**WHAT TO DO:**
Emit the data below verbatim, stripping out any pictures.

**MATERIAL:**
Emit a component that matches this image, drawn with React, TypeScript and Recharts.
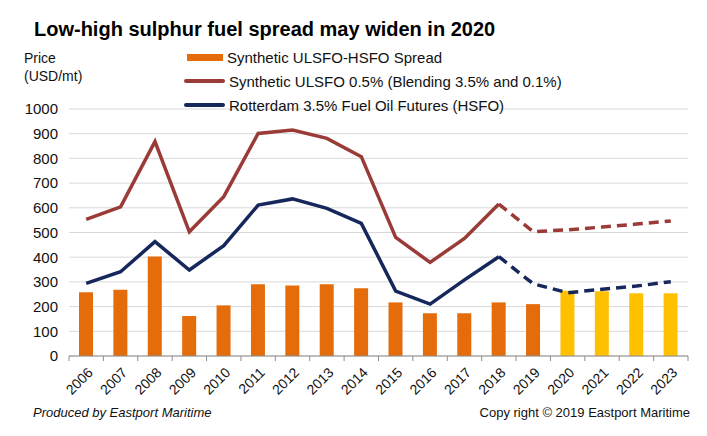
import { Bar, CartesianGrid, Cell, ComposedChart, Line, XAxis, YAxis } from 'recharts'

const years = ['2006', '2007', '2008', '2009', '2010', '2011', '2012', '2013', '2014', '2015', '2016', '2017', '2018', '2019', '2020', '2021', '2022', '2023']
const spread = [258, 268, 403, 162, 205, 290, 285, 290, 274, 217, 173, 173, 217, 210, 264, 262, 254, 254]
const ulsfo = [553, 604, 868, 503, 645, 901, 915, 881, 807, 480, 379, 476, 615, 503, 511, 522, 534, 547]
const hsfo = [294, 341, 463, 348, 447, 611, 636, 598, 537, 263, 210, 308, 402, 292, 256, 270, 283, 301]
const yTicks = [0, 100, 200, 300, 400, 500, 600, 700, 800, 900, 1000]

const DASH_FROM = '2018' // lines turn dashed after this year
const FORECAST_FROM = '2020' // bars turn yellow from this year

const W = 707
const H = 436
const PLOT_LEFT = 69
const PLOT_RIGHT = 688
const PLOT_TOP = 109
const PLOT_BOTTOM = 356
const BAND = (PLOT_RIGHT - PLOT_LEFT) / years.length

const ORANGE = '#E46C0A'
const YELLOW = '#FFC000'
const RED = '#9A3B38'
const NAVY = '#16275C'
const FONT = '"Liberation Sans", Arial, sans-serif'

const dashIdx = years.indexOf(DASH_FROM)
const data = years.map((year, i) => ({
  year,
  spread: spread[i],
  ulsfoSolid: i <= dashIdx ? ulsfo[i] : null,
  ulsfoDash: i >= dashIdx ? ulsfo[i] : null,
  hsfoSolid: i <= dashIdx ? hsfo[i] : null,
  hsfoDash: i >= dashIdx ? hsfo[i] : null,
}))

function YearTick(props: any) {
  const { x, y, payload, index } = props
  const last = index === years.length - 1
  return (
    <g>
      <line x1={x - BAND / 2} x2={x - BAND / 2} y1={PLOT_BOTTOM} y2={PLOT_BOTTOM + 5} stroke="#8c8c8c" />
      {last && <line x1={x + BAND / 2} x2={x + BAND / 2} y1={PLOT_BOTTOM} y2={PLOT_BOTTOM + 5} stroke="#8c8c8c" />}
      <text
        x={x + 4}
        y={y + 6}
        transform={`rotate(-45, ${x + 4}, ${y + 6})`}
        textAnchor="end"
        dominantBaseline="central"
        fontSize={14}
        fontFamily={FONT}
        fill="#111"
      >
        {payload.value}
      </text>
    </g>
  )
}

function LegendRow({ top, color, text, kind }: { top: number; color: string; text: string; kind: 'bar' | 'line' }) {
  return (
    <div style={{ position: 'absolute', left: 184, top: top - 10, height: 20, display: 'flex', alignItems: 'center' }}>
      <div
        style={{
          width: kind === 'bar' ? 36 : 41,
          height: kind === 'bar' ? 7 : 4,
          marginLeft: kind === 'bar' ? 3 : 0,
          background: color,
          borderRadius: kind === 'line' ? 2 : 0,
        }}
      />
      <span style={{ marginLeft: 4, fontSize: 15, color: '#111', whiteSpace: 'nowrap' }}>{text}</span>
    </div>
  )
}

export default function App() {
  return (
    <div style={{ position: 'absolute', left: 0, top: 0, width: W, height: H, background: '#fff', fontFamily: FONT }}>
      <div style={{ position: 'absolute', left: 34, top: 18, fontSize: 20, fontWeight: 'bold', color: '#000', whiteSpace: 'nowrap' }}>
        Low-high sulphur fuel spread may widen in 2020
      </div>
      <div style={{ position: 'absolute', left: 24, top: 49, fontSize: 14, lineHeight: '18px', color: '#111' }}>
        Price
        <br />
        (USD/mt)
      </div>

      <ComposedChart
        width={W}
        height={H}
        data={data}
        margin={{ top: PLOT_TOP, right: W - PLOT_RIGHT, bottom: 20, left: 0 }}
        barCategoryGap={0}
      >
        <CartesianGrid horizontal vertical={false} stroke="#D9D9D9" />
        <XAxis
          dataKey="year"
          interval={0}
          height={H - PLOT_BOTTOM - 20}
          axisLine={{ stroke: '#8c8c8c' }}
          tickLine={false}
          tick={(p: any) => <YearTick {...p} />}
        />
        <YAxis
          width={PLOT_LEFT}
          domain={[0, 1000]}
          ticks={yTicks}
          interval={0}
          axisLine={false}
          tickLine={false}
          tickMargin={5}
          tick={{ fontSize: 15, fill: '#111', fontFamily: FONT }}
        />
        <Bar dataKey="spread" barSize={14} isAnimationActive={false}>
          {years.map((y) => (
            <Cell key={y} fill={y >= FORECAST_FROM ? YELLOW : ORANGE} />
          ))}
        </Bar>
        <Line dataKey="ulsfoSolid" stroke={RED} strokeWidth={3.5} dot={false} isAnimationActive={false} type="linear" />
        <Line dataKey="ulsfoDash" stroke={RED} strokeWidth={3.5} strokeDasharray="10 6" dot={false} isAnimationActive={false} type="linear" />
        <Line dataKey="hsfoSolid" stroke={NAVY} strokeWidth={3.5} dot={false} isAnimationActive={false} type="linear" />
        <Line dataKey="hsfoDash" stroke={NAVY} strokeWidth={3.5} strokeDasharray="10 6" dot={false} isAnimationActive={false} type="linear" />
      </ComposedChart>

      <LegendRow top={57} color={ORANGE} text="Synthetic ULSFO-HSFO Spread" kind="bar" />
      <LegendRow top={81} color={RED} text="Synthetic ULSFO 0.5% (Blending 3.5% and 0.1%)" kind="line" />
      <LegendRow top={105} color={NAVY} text="Rotterdam 3.5% Fuel Oil Futures (HSFO)" kind="line" />

      <div style={{ position: 'absolute', left: 33, top: 405, fontSize: 13, fontStyle: 'italic', color: '#111', whiteSpace: 'nowrap' }}>
        Produced by Eastport Maritime
      </div>
      <div style={{ position: 'absolute', right: W - 690, top: 405, fontSize: 13, color: '#111', whiteSpace: 'nowrap' }}>
        Copy right © 2019 Eastport Maritime
      </div>
    </div>
  )
}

**TASK SOLUTION:**
Emit a component that matches this image, drawn with React, TypeScript and Recharts.
import { Bar, CartesianGrid, Cell, ComposedChart, Line, XAxis, YAxis } from 'recharts'

const years = ['2006', '2007', '2008', '2009', '2010', '2011', '2012', '2013', '2014', '2015', '2016', '2017', '2018', '2019', '2020', '2021', '2022', '2023']
const spread = [258, 268, 403, 162, 205, 290, 285, 290, 274, 217, 173, 173, 217, 210, 264, 262, 254, 254]
const ulsfo = [553, 604, 868, 503, 645, 901, 915, 881, 807, 480, 379, 476, 615, 503, 511, 522, 534, 547]
const hsfo = [294, 341, 463, 348, 447, 611, 636, 598, 537, 263, 210, 308, 402, 292, 256, 270, 283, 301]
const yTicks = [0, 100, 200, 300, 400, 500, 600, 700, 800, 900, 1000]

const DASH_FROM = '2018' // lines turn dashed after this year
const FORECAST_FROM = '2020' // bars turn yellow from this year

const W = 707
const H = 436
const PLOT_LEFT = 69
const PLOT_RIGHT = 688
const PLOT_TOP = 109
const PLOT_BOTTOM = 356
const BAND = (PLOT_RIGHT - PLOT_LEFT) / years.length

const ORANGE = '#E46C0A'
const YELLOW = '#FFC000'
const RED = '#9A3B38'
const NAVY = '#16275C'
const FONT = '"Liberation Sans", Arial, sans-serif'

const dashIdx = years.indexOf(DASH_FROM)
const data = years.map((year, i) => ({
  year,
  spread: spread[i],
  ulsfoSolid: i <= dashIdx ? ulsfo[i] : null,
  ulsfoDash: i >= dashIdx ? ulsfo[i] : null,
  hsfoSolid: i <= dashIdx ? hsfo[i] : null,
  hsfoDash: i >= dashIdx ? hsfo[i] : null,
}))

function YearTick(props: any) {
  const { x, y, payload, index } = props
  const last = index === years.length - 1
  return (
    <g>
      <line x1={x - BAND / 2} x2={x - BAND / 2} y1={PLOT_BOTTOM} y2={PLOT_BOTTOM + 5} stroke="#8c8c8c" />
      {last && <line x1={x + BAND / 2} x2={x + BAND / 2} y1={PLOT_BOTTOM} y2={PLOT_BOTTOM + 5} stroke="#8c8c8c" />}
      <text
        x={x + 4}
        y={y + 6}
        transform={`rotate(-45, ${x + 4}, ${y + 6})`}
        textAnchor="end"
        dominantBaseline="central"
        fontSize={14}
        fontFamily={FONT}
        fill="#111"
      >
        {payload.value}
      </text>
    </g>
  )
}

function LegendRow({ top, color, text, kind }: { top: number; color: string; text: string; kind: 'bar' | 'line' }) {
  return (
    <div style={{ position: 'absolute', left: 184, top: top - 10, height: 20, display: 'flex', alignItems: 'center' }}>
      <div
        style={{
          width: kind === 'bar' ? 36 : 41,
          height: kind === 'bar' ? 7 : 4,
          marginLeft: kind === 'bar' ? 3 : 0,
          background: color,
          borderRadius: kind === 'line' ? 2 : 0,
        }}
      />
      <span style={{ marginLeft: 4, fontSize: 15, color: '#111', whiteSpace: 'nowrap' }}>{text}</span>
    </div>
  )
}

export default function App() {
  return (
    <div style={{ position: 'absolute', left: 0, top: 0, width: W, height: H, background: '#fff', fontFamily: FONT }}>
      <div style={{ position: 'absolute', left: 34, top: 18, fontSize: 20, fontWeight: 'bold', color: '#000', whiteSpace: 'nowrap' }}>
        Low-high sulphur fuel spread may widen in 2020
      </div>
      <div style={{ position: 'absolute', left: 24, top: 49, fontSize: 14, lineHeight: '18px', color: '#111' }}>
        Price
        <br />
        (USD/mt)
      </div>

      <ComposedChart
        width={W}
        height={H}
        data={data}
        margin={{ top: PLOT_TOP, right: W - PLOT_RIGHT, bottom: 20, left: 0 }}
        barCategoryGap={0}
      >
        <CartesianGrid horizontal vertical={false} stroke="#D9D9D9" />
        <XAxis
          dataKey="year"
          interval={0}
          height={H - PLOT_BOTTOM - 20}
          axisLine={{ stroke: '#8c8c8c' }}
          tickLine={false}
          tick={(p: any) => <YearTick {...p} />}
        />
        <YAxis
          width={PLOT_LEFT}
          domain={[0, 1000]}
          ticks={yTicks}
          interval={0}
          axisLine={false}
          tickLine={false}
          tickMargin={5}
          tick={{ fontSize: 15, fill: '#111', fontFamily: FONT }}
        />
        <Bar dataKey="spread" barSize={14} isAnimationActive={false}>
          {years.map((y) => (
            <Cell key={y} fill={y >= FORECAST_FROM ? YELLOW : ORANGE} />
          ))}
        </Bar>
        <Line dataKey="ulsfoSolid" stroke={RED} strokeWidth={3.5} dot={false} isAnimationActive={false} type="linear" />
        <Line dataKey="ulsfoDash" stroke={RED} strokeWidth={3.5} strokeDasharray="10 6" dot={false} isAnimationActive={false} type="linear" />
        <Line dataKey="hsfoSolid" stroke={NAVY} strokeWidth={3.5} dot={false} isAnimationActive={false} type="linear" />
        <Line dataKey="hsfoDash" stroke={NAVY} strokeWidth={3.5} strokeDasharray="10 6" dot={false} isAnimationActive={false} type="linear" />
      </ComposedChart>

      <LegendRow top={57} color={ORANGE} text="Synthetic ULSFO-HSFO Spread" kind="bar" />
      <LegendRow top={81} color={RED} text="Synthetic ULSFO 0.5% (Blending 3.5% and 0.1%)" kind="line" />
      <LegendRow top={105} color={NAVY} text="Rotterdam 3.5% Fuel Oil Futures (HSFO)" kind="line" />

      <div style={{ position: 'absolute', left: 33, top: 405, fontSize: 13, fontStyle: 'italic', color: '#111', whiteSpace: 'nowrap' }}>
        Produced by Eastport Maritime
      </div>
      <div style={{ position: 'absolute', right: W - 690, top: 405, fontSize: 13, color: '#111', whiteSpace: 'nowrap' }}>
        Copy right © 2019 Eastport Maritime
      </div>
    </div>
  )
}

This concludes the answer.